The error in the majority’s reasoning warrants more than a simple dissent because of the far reaching result that can be foreseen from this anonymous per curiam opinion. If the appellant is allowed this “second bite of the apple” with a new trial, this time on a fraud count,’ it will undoubtedly seek, in addition to the breach of contract damages already received, attorney’s fees, pursuant to Bowling v. Ansted, 188 W.Va. 468, 425 S.E.2d 144 (1992), annoyance and inconvenience damages, other subjective, tort-type damages, and, of course, unquantifiable and unlimited punitive damages as a result of this Court’s ruling in TXO Production v. Alliance Resources Corp., 187 W.Va. 457, 419 S.E.2d 870 (1992). There is irony lurking in the fact that the former justice of this Court who served as the midwife to the goose that laid the golden TXO egg now appears before the Court as a member of the Bar seeking an opportunity to seize that same golden egg for his client, the appellant. Chances are good that the hatchling from this egg will be either “really stupid” or “really mean.”3
MAYNARD, J., has authorized me to state that he concurs with this dissent and that he wishes to join herein.

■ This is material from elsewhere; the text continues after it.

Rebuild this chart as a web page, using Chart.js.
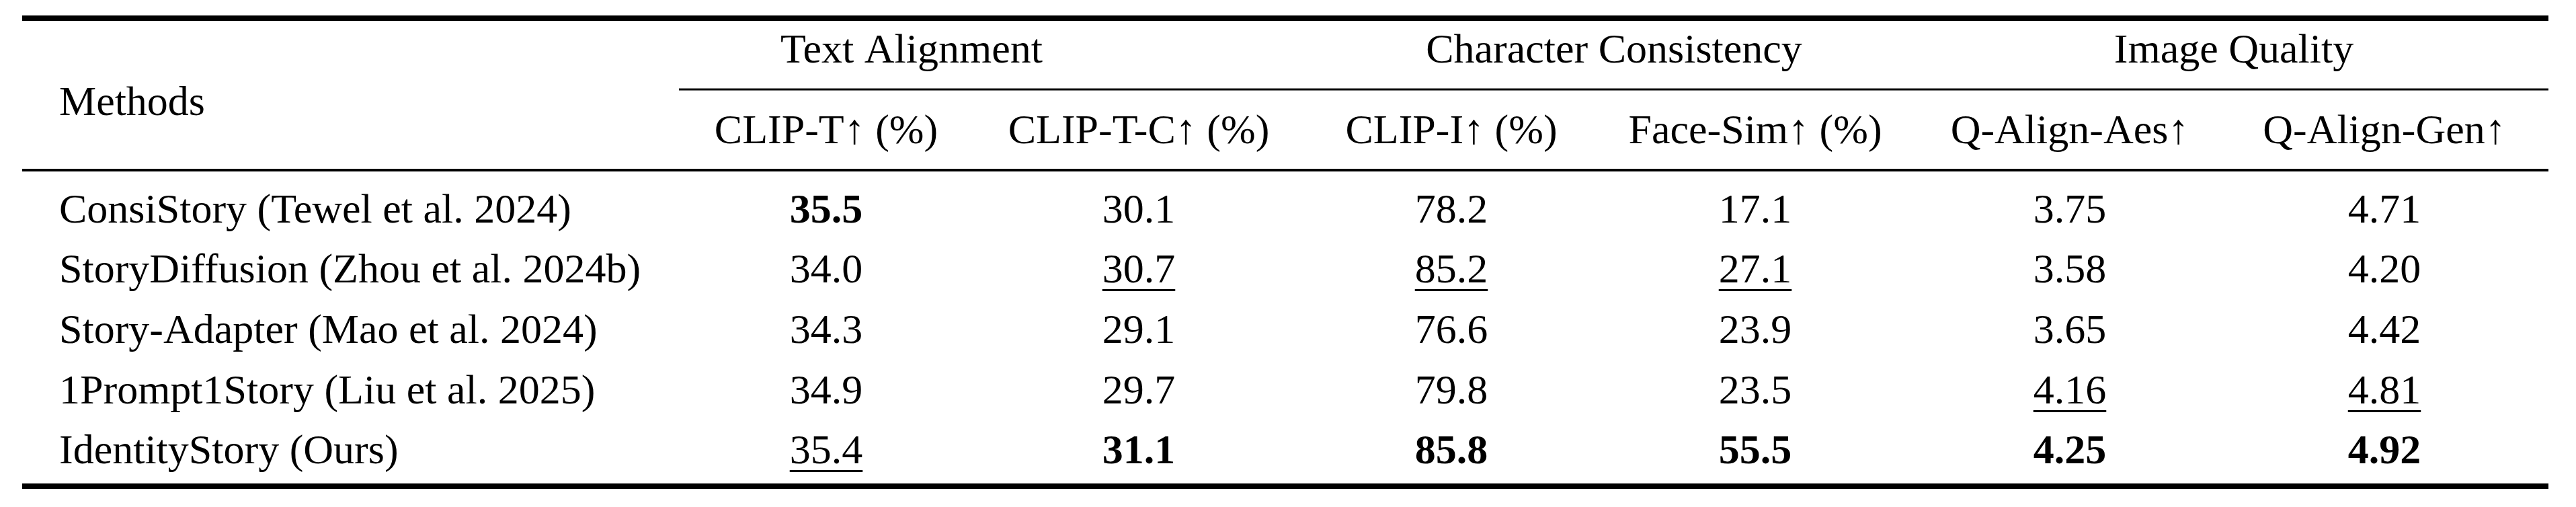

. Cardinal offered to pay $71,000 to Pocahontas by an Offer of Judgment at an early stage of the proceeding, but Pocahontas refused the offer and elected to proceed to trial.

. The appellant’s last and most detailed pleading (entitled "Bill of Particulars”), stating the facts that allegedly constitute fraud, is set forth verbatim in footnote 3 of the majority opinion.

. Justice Neely penned this categorization of the basis for assessing punitive damages 500 times greater than actual damages in the TXO case, supra.